■ **Problem to solve**
Take the line containing "Output the Python", the line containing "curve_colors = ['#0433FF', '#00F900', '#DD6B4D']", and all lines between them, and transcribe them exactly. Leave out pictures.

■ **Supplied entries**

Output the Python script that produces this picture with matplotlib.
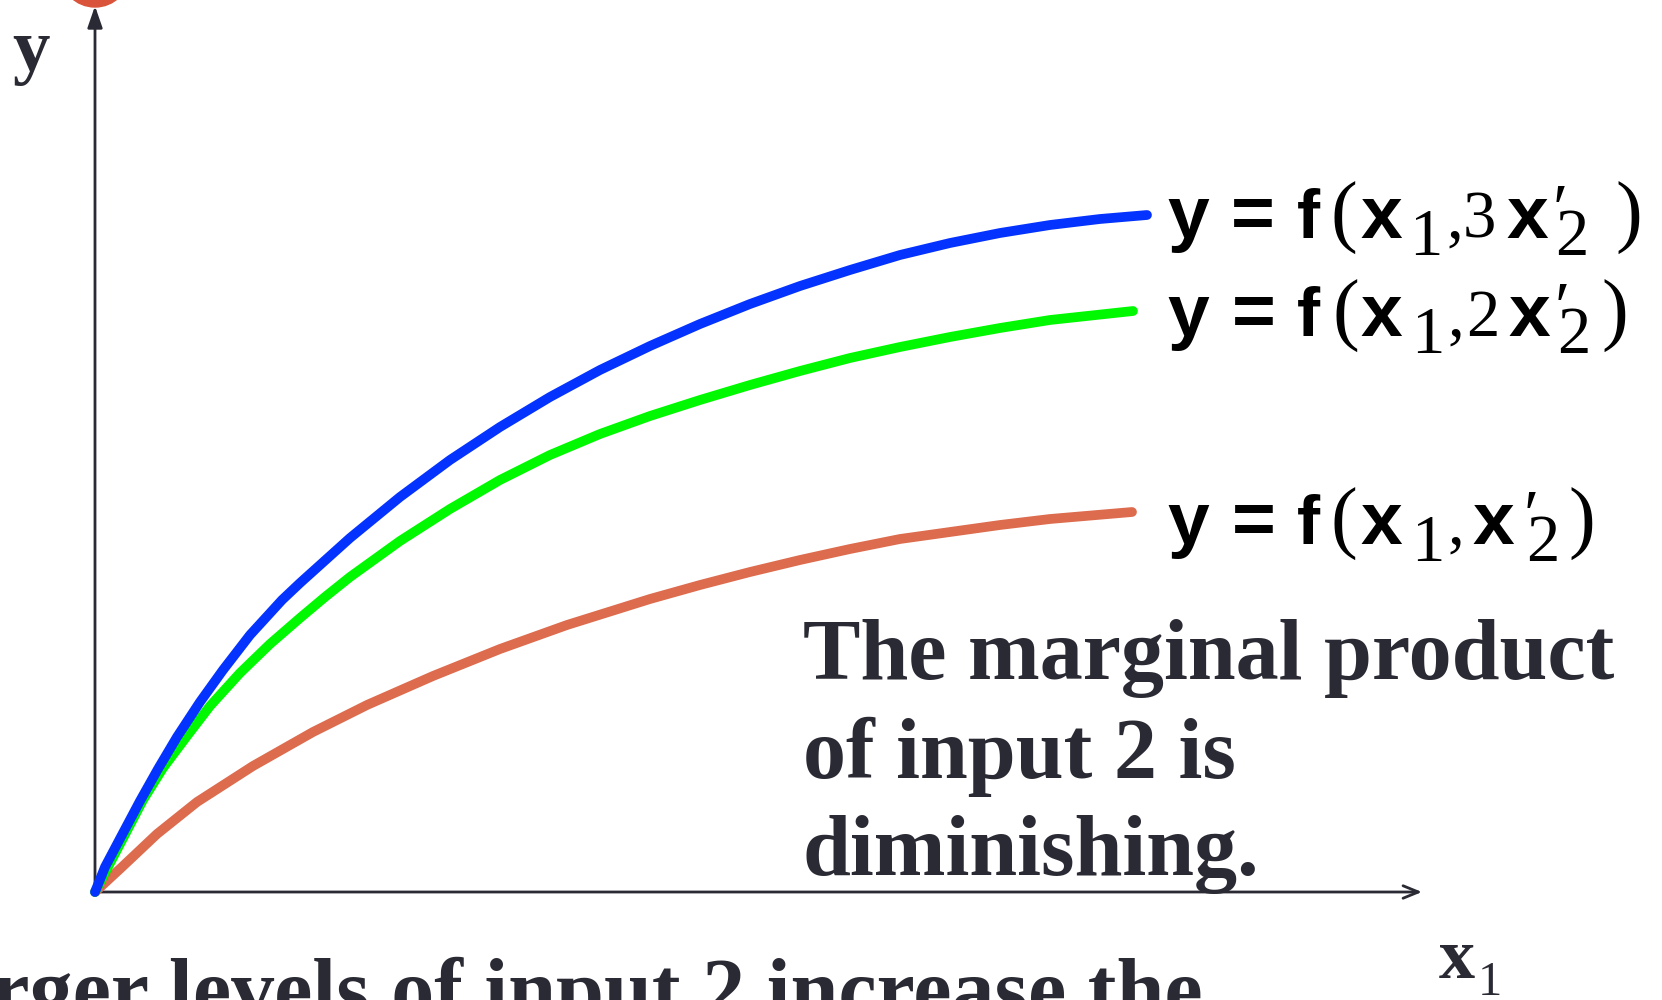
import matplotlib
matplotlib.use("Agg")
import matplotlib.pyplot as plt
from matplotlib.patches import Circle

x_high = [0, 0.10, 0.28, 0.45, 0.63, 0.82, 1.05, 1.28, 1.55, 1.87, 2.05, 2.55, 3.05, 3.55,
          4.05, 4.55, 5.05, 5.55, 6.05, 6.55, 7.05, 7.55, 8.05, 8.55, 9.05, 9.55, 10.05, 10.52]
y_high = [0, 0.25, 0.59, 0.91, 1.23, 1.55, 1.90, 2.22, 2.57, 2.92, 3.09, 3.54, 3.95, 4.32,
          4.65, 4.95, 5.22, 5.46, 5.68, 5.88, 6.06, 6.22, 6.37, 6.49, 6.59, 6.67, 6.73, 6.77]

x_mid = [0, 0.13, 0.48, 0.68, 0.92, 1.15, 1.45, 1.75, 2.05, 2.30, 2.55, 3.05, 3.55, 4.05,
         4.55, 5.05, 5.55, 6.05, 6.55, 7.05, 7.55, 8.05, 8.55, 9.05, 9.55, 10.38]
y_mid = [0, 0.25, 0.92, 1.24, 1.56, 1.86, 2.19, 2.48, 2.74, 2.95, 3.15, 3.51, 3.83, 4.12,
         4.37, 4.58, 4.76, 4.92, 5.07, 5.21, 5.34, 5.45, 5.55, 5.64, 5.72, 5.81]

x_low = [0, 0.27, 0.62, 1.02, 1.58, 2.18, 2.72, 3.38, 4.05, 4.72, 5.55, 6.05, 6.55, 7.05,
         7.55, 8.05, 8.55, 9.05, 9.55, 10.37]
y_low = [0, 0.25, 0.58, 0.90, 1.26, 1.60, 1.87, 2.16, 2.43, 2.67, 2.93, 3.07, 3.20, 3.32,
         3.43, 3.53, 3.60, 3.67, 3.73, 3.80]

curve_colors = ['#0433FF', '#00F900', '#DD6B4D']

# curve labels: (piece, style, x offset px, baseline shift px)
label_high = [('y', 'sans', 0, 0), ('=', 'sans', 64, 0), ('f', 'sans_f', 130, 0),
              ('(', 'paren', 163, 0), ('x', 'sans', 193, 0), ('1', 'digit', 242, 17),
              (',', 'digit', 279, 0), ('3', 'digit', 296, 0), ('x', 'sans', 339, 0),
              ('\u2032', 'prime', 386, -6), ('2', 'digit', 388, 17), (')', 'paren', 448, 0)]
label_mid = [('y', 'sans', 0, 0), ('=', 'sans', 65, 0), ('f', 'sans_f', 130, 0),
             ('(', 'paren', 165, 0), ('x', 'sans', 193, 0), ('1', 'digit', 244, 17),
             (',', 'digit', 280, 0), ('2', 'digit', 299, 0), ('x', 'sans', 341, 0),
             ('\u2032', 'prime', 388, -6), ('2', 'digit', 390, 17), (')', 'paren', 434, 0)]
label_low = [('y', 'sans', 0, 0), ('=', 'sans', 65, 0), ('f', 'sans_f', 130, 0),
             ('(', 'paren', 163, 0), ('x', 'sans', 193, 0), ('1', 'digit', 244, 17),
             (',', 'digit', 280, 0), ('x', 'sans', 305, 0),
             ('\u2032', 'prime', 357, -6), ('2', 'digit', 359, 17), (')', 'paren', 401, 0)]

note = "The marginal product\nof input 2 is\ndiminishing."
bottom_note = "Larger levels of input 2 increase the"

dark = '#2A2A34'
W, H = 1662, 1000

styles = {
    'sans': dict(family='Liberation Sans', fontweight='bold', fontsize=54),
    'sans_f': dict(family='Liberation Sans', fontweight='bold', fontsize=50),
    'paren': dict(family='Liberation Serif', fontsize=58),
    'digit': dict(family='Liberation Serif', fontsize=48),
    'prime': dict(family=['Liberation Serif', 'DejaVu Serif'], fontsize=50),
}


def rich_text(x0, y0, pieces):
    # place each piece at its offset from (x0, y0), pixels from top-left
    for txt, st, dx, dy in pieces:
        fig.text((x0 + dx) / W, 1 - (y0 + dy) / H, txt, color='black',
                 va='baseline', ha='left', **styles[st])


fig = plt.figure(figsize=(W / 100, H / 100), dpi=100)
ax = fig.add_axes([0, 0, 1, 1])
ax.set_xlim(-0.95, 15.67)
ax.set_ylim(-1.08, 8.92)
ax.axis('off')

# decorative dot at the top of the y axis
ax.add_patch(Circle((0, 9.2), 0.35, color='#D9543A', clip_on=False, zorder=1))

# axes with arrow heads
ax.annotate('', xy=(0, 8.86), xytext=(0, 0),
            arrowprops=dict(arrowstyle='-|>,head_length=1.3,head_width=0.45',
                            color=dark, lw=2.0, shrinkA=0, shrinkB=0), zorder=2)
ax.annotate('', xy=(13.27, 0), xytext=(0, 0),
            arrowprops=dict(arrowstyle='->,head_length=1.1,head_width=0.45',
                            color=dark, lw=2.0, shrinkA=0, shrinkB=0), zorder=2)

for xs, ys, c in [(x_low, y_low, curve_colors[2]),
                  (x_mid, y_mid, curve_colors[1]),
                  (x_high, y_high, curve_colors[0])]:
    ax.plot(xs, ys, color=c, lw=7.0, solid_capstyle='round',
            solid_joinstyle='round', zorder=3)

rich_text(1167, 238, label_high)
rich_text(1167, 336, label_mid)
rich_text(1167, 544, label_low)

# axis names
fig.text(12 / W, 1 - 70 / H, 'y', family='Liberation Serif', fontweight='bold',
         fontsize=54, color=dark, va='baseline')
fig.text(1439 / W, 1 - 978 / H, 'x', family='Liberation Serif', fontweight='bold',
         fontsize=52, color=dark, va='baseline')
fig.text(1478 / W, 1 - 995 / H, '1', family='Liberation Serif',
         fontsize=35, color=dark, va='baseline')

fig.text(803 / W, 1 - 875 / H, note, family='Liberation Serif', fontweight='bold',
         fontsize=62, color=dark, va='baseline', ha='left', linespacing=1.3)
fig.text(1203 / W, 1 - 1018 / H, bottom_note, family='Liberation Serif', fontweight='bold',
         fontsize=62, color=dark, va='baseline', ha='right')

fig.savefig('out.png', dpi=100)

...

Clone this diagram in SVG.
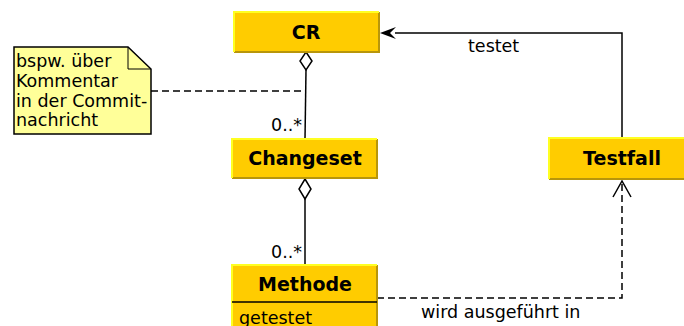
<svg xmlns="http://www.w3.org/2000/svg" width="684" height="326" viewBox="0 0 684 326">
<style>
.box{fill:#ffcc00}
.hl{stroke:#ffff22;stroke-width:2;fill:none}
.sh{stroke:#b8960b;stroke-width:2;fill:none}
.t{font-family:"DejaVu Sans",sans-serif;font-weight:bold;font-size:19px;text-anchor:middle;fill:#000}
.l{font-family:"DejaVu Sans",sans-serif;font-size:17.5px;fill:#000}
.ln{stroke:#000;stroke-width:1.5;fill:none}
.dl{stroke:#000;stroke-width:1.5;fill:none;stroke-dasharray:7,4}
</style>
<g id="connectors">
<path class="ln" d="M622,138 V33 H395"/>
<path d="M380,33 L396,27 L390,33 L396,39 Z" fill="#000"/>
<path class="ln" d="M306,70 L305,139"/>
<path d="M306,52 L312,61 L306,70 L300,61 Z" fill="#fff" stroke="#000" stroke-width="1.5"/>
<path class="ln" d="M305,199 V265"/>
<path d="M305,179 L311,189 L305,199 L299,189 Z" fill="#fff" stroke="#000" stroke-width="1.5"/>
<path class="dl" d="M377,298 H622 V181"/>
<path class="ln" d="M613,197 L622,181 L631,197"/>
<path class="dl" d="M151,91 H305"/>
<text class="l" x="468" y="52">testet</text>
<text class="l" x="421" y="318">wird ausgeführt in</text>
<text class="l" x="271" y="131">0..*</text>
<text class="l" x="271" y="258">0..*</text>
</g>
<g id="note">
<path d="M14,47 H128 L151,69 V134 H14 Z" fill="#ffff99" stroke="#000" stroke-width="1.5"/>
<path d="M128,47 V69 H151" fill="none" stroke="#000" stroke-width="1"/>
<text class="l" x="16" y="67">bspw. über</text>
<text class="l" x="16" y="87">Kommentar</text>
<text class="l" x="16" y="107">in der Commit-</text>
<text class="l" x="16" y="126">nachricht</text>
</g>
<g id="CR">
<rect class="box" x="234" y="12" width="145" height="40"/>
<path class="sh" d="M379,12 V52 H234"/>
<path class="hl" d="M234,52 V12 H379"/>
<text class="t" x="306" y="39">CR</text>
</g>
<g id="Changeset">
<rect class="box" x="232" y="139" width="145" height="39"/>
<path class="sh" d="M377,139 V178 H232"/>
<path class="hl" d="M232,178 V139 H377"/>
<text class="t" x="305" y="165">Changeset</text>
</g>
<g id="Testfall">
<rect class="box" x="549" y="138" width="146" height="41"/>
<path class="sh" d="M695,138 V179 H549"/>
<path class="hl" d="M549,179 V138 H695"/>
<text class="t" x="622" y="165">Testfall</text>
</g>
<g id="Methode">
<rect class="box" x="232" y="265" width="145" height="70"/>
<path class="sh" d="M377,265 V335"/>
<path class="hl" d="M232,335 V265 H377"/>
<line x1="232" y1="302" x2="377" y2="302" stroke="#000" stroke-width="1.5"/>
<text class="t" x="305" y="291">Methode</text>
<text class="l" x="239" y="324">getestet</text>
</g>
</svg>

...

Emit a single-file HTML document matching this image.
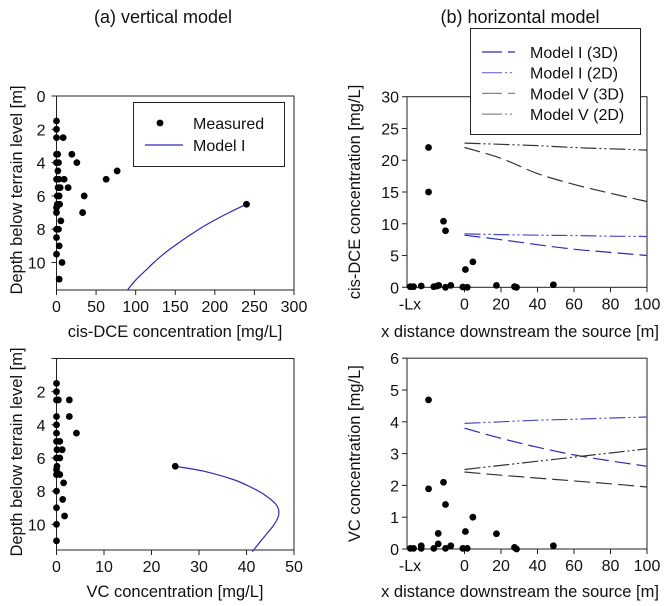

■ **Problem solution**
Output the Python script that produces this picture with matplotlib.
import matplotlib
matplotlib.use("Agg")
import matplotlib.pyplot as plt
from matplotlib.patches import Circle

x_high = [0, 0.10, 0.28, 0.45, 0.63, 0.82, 1.05, 1.28, 1.55, 1.87, 2.05, 2.55, 3.05, 3.55,
          4.05, 4.55, 5.05, 5.55, 6.05, 6.55, 7.05, 7.55, 8.05, 8.55, 9.05, 9.55, 10.05, 10.52]
y_high = [0, 0.25, 0.59, 0.91, 1.23, 1.55, 1.90, 2.22, 2.57, 2.92, 3.09, 3.54, 3.95, 4.32,
          4.65, 4.95, 5.22, 5.46, 5.68, 5.88, 6.06, 6.22, 6.37, 6.49, 6.59, 6.67, 6.73, 6.77]

x_mid = [0, 0.13, 0.48, 0.68, 0.92, 1.15, 1.45, 1.75, 2.05, 2.30, 2.55, 3.05, 3.55, 4.05,
         4.55, 5.05, 5.55, 6.05, 6.55, 7.05, 7.55, 8.05, 8.55, 9.05, 9.55, 10.38]
y_mid = [0, 0.25, 0.92, 1.24, 1.56, 1.86, 2.19, 2.48, 2.74, 2.95, 3.15, 3.51, 3.83, 4.12,
         4.37, 4.58, 4.76, 4.92, 5.07, 5.21, 5.34, 5.45, 5.55, 5.64, 5.72, 5.81]

x_low = [0, 0.27, 0.62, 1.02, 1.58, 2.18, 2.72, 3.38, 4.05, 4.72, 5.55, 6.05, 6.55, 7.05,
         7.55, 8.05, 8.55, 9.05, 9.55, 10.37]
y_low = [0, 0.25, 0.58, 0.90, 1.26, 1.60, 1.87, 2.16, 2.43, 2.67, 2.93, 3.07, 3.20, 3.32,
         3.43, 3.53, 3.60, 3.67, 3.73, 3.80]

curve_colors = ['#0433FF', '#00F900', '#DD6B4D']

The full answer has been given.